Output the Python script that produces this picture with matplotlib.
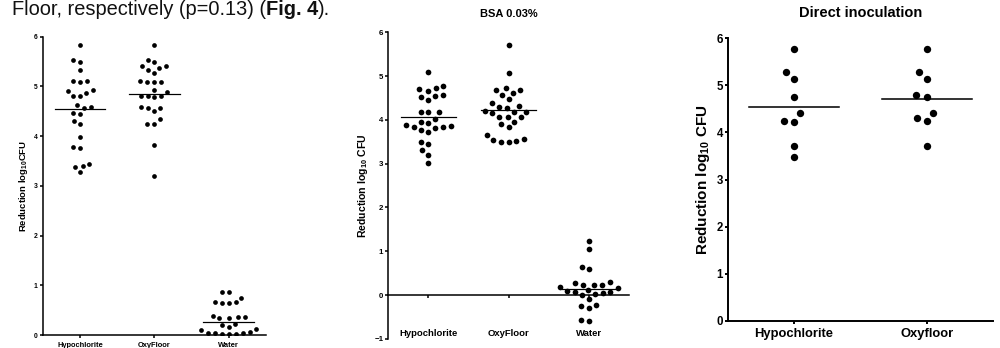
import numpy as np
import matplotlib.pyplot as plt

plt.rcParams['font.family'] = ['Liberation Sans', 'DejaVu Sans']
plt.rcParams['mathtext.fontset'] = 'custom'
plt.rcParams['mathtext.rm'] = 'Liberation Sans'
plt.rcParams['mathtext.bf'] = 'Liberation Sans:bold'

# panel 1 (no title)
groups_1 = ['Hypochlorite', 'OxyFloor', 'Water']
hypo_1 = [5.83, 5.49, 5.53, 5.33, 5.10, 5.08, 5.10, 4.86, 4.93, 4.81, 4.81, 4.91,
          4.58, 4.62, 4.57, 4.47, 4.45, 4.24, 4.30, 3.99, 3.76, 3.78, 3.40, 3.43,
          3.37, 3.27]
oxy_1 = [5.83, 5.53, 5.49, 5.41, 5.37, 5.27, 5.33, 5.41, 5.10, 5.08, 5.08, 5.08,
         4.89, 4.93, 4.81, 4.78, 4.81, 4.81, 4.58, 4.57, 4.57, 4.50, 4.34, 4.25,
         4.25, 3.82, 3.19]
water_1 = [0.86, 0.86, 0.75, 0.66, 0.65, 0.65, 0.66, 0.34, 0.37, 0.38, 0.36, 0.34,
           0.21, 0.23, 0.13, 0.17, 0.07, 0.04, 0.03, 0.04, 0.05, 0.03, 0.02, 0.10]
medians_1 = [4.54, 4.85, 0.26]

# panel 2: BSA 0.03%
groups_2 = ['Hypochlorite', 'OxyFloor', 'Water']
hypo_2 = [5.10, 4.78, 4.70, 4.66, 4.72, 4.54, 4.45, 4.53, 4.57, 4.17, 4.17, 4.17,
          3.88, 3.84, 3.96, 3.92, 3.82, 3.84, 3.86, 3.77, 3.73, 3.44, 3.50, 3.31,
          3.20, 3.01, 4.02]
oxy_2 = [5.72, 5.08, 4.69, 4.62, 4.72, 4.68, 4.57, 4.47, 4.38, 4.32, 4.30, 4.20,
         4.19, 4.26, 4.15, 4.19, 4.07, 4.07, 4.07, 3.90, 3.96, 3.84, 3.65, 3.56,
         3.52, 3.50, 3.50, 3.54]
water_2 = [1.24, 1.04, 0.59, 0.65, 0.27, 0.24, 0.24, 0.30, 0.23, 0.12, 0.08, 0.05,
           0.15, 0.03, 0.10, 0.06, 0.01, 0.18, -0.08, -0.25, -0.30, -0.23, -0.59,
           -0.57]
medians_2 = [4.06, 4.22, 0.14]

# panel 3: Direct inoculation
groups_3 = ['Hypochlorite', 'Oxyfloor']
hypo_3 = [5.77, 5.28, 5.13, 4.76, 4.41, 4.23, 4.24, 3.72, 3.48]
oxy_3 = [5.77, 5.28, 5.13, 4.76, 4.80, 4.41, 4.31, 4.24, 3.72]
medians_3 = [4.55, 4.71]

W, H = 1000, 348
fig = plt.figure(figsize=(W / 100, H / 100), dpi=100)


def swarm(vals, d, sx, sy):
    # simple beeswarm: offsets (in data units) so that dots are >= d px apart
    ys = np.asarray(vals, dtype=float) * sy
    xs = np.zeros(len(ys))
    placed = []
    for i in np.argsort(ys):
        y = ys[i]
        cands = [0.0]
        for xj, yj in placed:
            dy = abs(y - yj)
            if dy < d:
                dx = np.sqrt(d * d - dy * dy)
                cands += [xj - dx, xj + dx]
        cands.sort(key=abs)
        for c in cands:
            if all((c - xj) ** 2 + (y - yj) ** 2 >= d * d - 1e-6 for xj, yj in placed):
                xs[i] = c
                break
        placed.append((xs[i], y))
    return xs / sx


def panel(rect_px, groups, data, medians, ylim, ms, gap, lw, tick_fs, lab_fs,
          ylab_fs, lab_pad, ylabel, title=None, title_fs=8, title_pad=10,
          zero_axis=False):
    left, top, right, bottom = rect_px
    ax = fig.add_axes([left / W, 1 - bottom / H, (right - left) / W, (bottom - top) / H])
    xlim = (-0.5, len(groups) - 0.5)
    sx = (right - left) / (xlim[1] - xlim[0])
    sy = (bottom - top) / (ylim[1] - ylim[0])
    for i, vals in enumerate(data):
        off = swarm(vals, gap, sx, sy)
        ax.scatter(i + off, vals, s=ms ** 2, color='black', lw=0, zorder=3)
        ax.plot([i - 0.34, i + 0.34], [medians[i], medians[i]], color='black',
                lw=lw * 0.8, zorder=2)
    ax.set_xlim(*xlim)
    ax.set_ylim(*ylim)
    ax.spines['top'].set_visible(False)
    ax.spines['right'].set_visible(False)
    for s in ('left', 'bottom'):
        ax.spines[s].set_linewidth(lw)
    if zero_axis:
        ax.spines['bottom'].set_position(('data', 0))
    ax.set_xticks(range(len(groups)))
    ax.set_xticklabels(groups, fontsize=lab_fs, fontweight='bold')
    ax.set_yticks(range(int(ylim[0]), int(ylim[1]) + 1))
    ax.tick_params(axis='y', labelsize=tick_fs, width=lw, length=2.5, pad=1)
    for t in ax.get_yticklabels():
        t.set_fontweight('bold')
    ax.tick_params(axis='x', width=lw, length=2.5, pad=lab_pad)
    ax.set_ylabel(ylabel, fontsize=ylab_fs, fontweight='bold', labelpad=3)
    if title:
        ax.set_title(title, fontsize=title_fs, fontweight='bold', pad=title_pad)
    return ax


panel((42.7, 36.7, 266, 335), groups_1, [hypo_1, oxy_1, water_1], medians_1,
      (0, 6), ms=3.4, gap=7.0, lw=1.1, tick_fs=4.9, lab_fs=5.4, ylab_fs=6.8,
      lab_pad=2.2, ylabel=r'Reduction log$_{\mathbf{10}}$CFU')

panel((388.3, 32.3, 629, 338.8), groups_2, [hypo_2, oxy_2, water_2], medians_2,
      (-1, 6), ms=4.1, gap=7.8, lw=1.1, tick_fs=5.7, lab_fs=6.8, ylab_fs=7.6,
      lab_pad=22, ylabel=r'Reduction log$_{\mathbf{10}}$ CFU',
      title='BSA 0.03%', title_fs=8, title_pad=11, zero_axis=True)

panel((727.7, 38.3, 993, 320.7), groups_3, [hypo_3, oxy_3], medians_3,
      (0, 6), ms=5.3, gap=10.5, lw=1.4, tick_fs=8.3, lab_fs=9.4, ylab_fs=11,
      lab_pad=2.5, ylabel=r'Reduction log$_{\mathbf{10}}$ CFU',
      title='Direct inoculation', title_fs=10.5, title_pad=15)

# clipped sentence from the paper above the figure, drawn in pieces
renderer = fig.canvas.get_renderer()
x = 12 / W
for piece, weight in [('Floor, respectively (p=0.13) (', 'normal'),
                      ('Fig. 4', 'bold'), (').', 'normal')]:
    t = fig.text(x, 1 - 15 / H, piece, fontsize=14.4, fontweight=weight,
                 va='baseline', ha='left', color='#111111')
    x = t.get_window_extent(renderer).x1 / W

fig.savefig('out.png', dpi=100)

GIVEN EXERCISE
Search the lines for the string "matplotlib" and copy every line that has it.

SOLUTION FOR THIS EXERCISE
Output the Python script that produces this picture with matplotlib.
import matplotlib.pyplot as plt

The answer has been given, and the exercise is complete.